Rare program offers treatment instead of punishment for mentally ill

What do you think a person with mental illness needs -- treatment or punishment?  Believe it or not, until now punishment was the only option for someone suffering mental illness who ended up arrested for a non-violent crime.  Now that will change thanks to a new program.

A building which was just dedicated today has actually been open about three weeks now.  Already 150 people with mental illness who would have gone to jail a month ago, actually came here to get help instead.

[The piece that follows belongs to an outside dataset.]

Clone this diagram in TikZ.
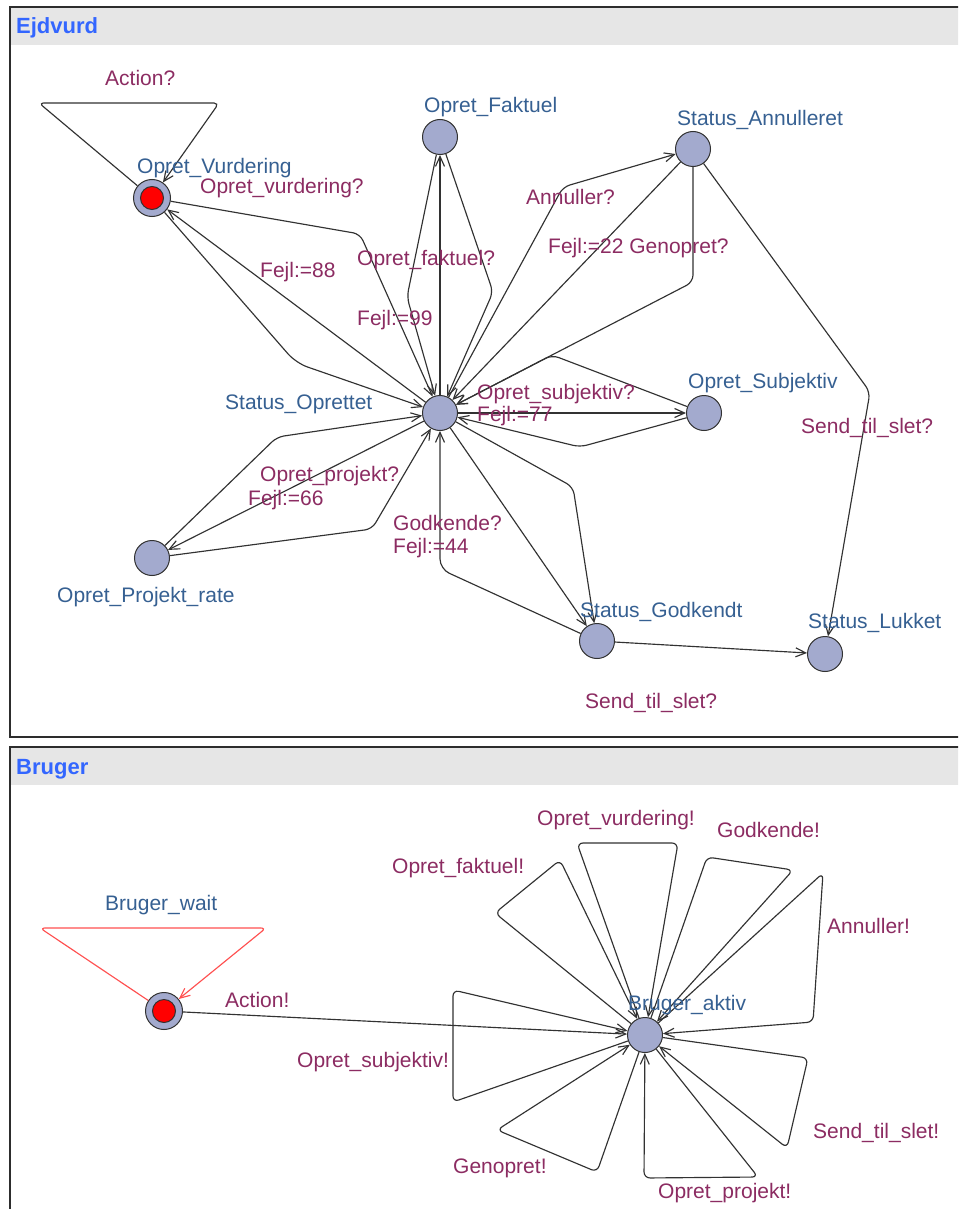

With a “1, 2, 3” count the ribbon was cut and the building is officially open. The grand opening means thousands with mental illness who commit a Class C Misdemeanor will be brought here for treatment instead of being called a criminal and repeatedly sent to jail.

”Like trespassing on a regular basis.  We have one guy that we monitor, that we have arrested 50 times and booked 50 times in one year,” explains Houston Police Chief Art Acevedo. 

“As soon as I learned about the Harris County Jail being the largest mental health facility in the state of Texas and people getting re-arrested I said 'that's my dad,'” explains Harris County Judge Ed Emmett.  Judge Emmett says his dad suffered a panic disorder, couldn't be alone and wouldn't go home after work without his wife.

“He'd go to Meyerland Mall and he would walk around the mall until she got off work at 9 o'clock.  Well if he hadn't been a mid-level oil company looking guy, and certainly if he had been a minority in the 60's and 70's, he would have been arrested for trespassing over and over and over,” says Judge Emmett. 

Clearly this new building is personal for the judge.  It's even named after him and the Judge Ed Emmett Mental Health Diversion Center houses the program that started in his office with the help of State Senator Joan Huffman and State Representative Senfronia Thompson.

”I am glad this center will not only assist those who may need jail diversion but other individuals seeking compassionate care,” says Houston Mayor Sylvester Turner.

”I'm very proud to be a part of this.  I'm very passionate about this work,” adds Harris County Sheriff Ed Gonzalez.  Law enforcement will work with the Harris County District Attorney's Office to determine who's sick.

”This facility is to make sure that people like that don't end up in the criminal justice system,” says Judge Emmett.  

The Judge Ed Emmett Mental Health Diversion Center can house more than 40 people at the Dennis Street location in Midtown and an additional 30 at another location.

This type of program is extremely rare.  Only a handful of cities offer help instead of jail for the mentally ill.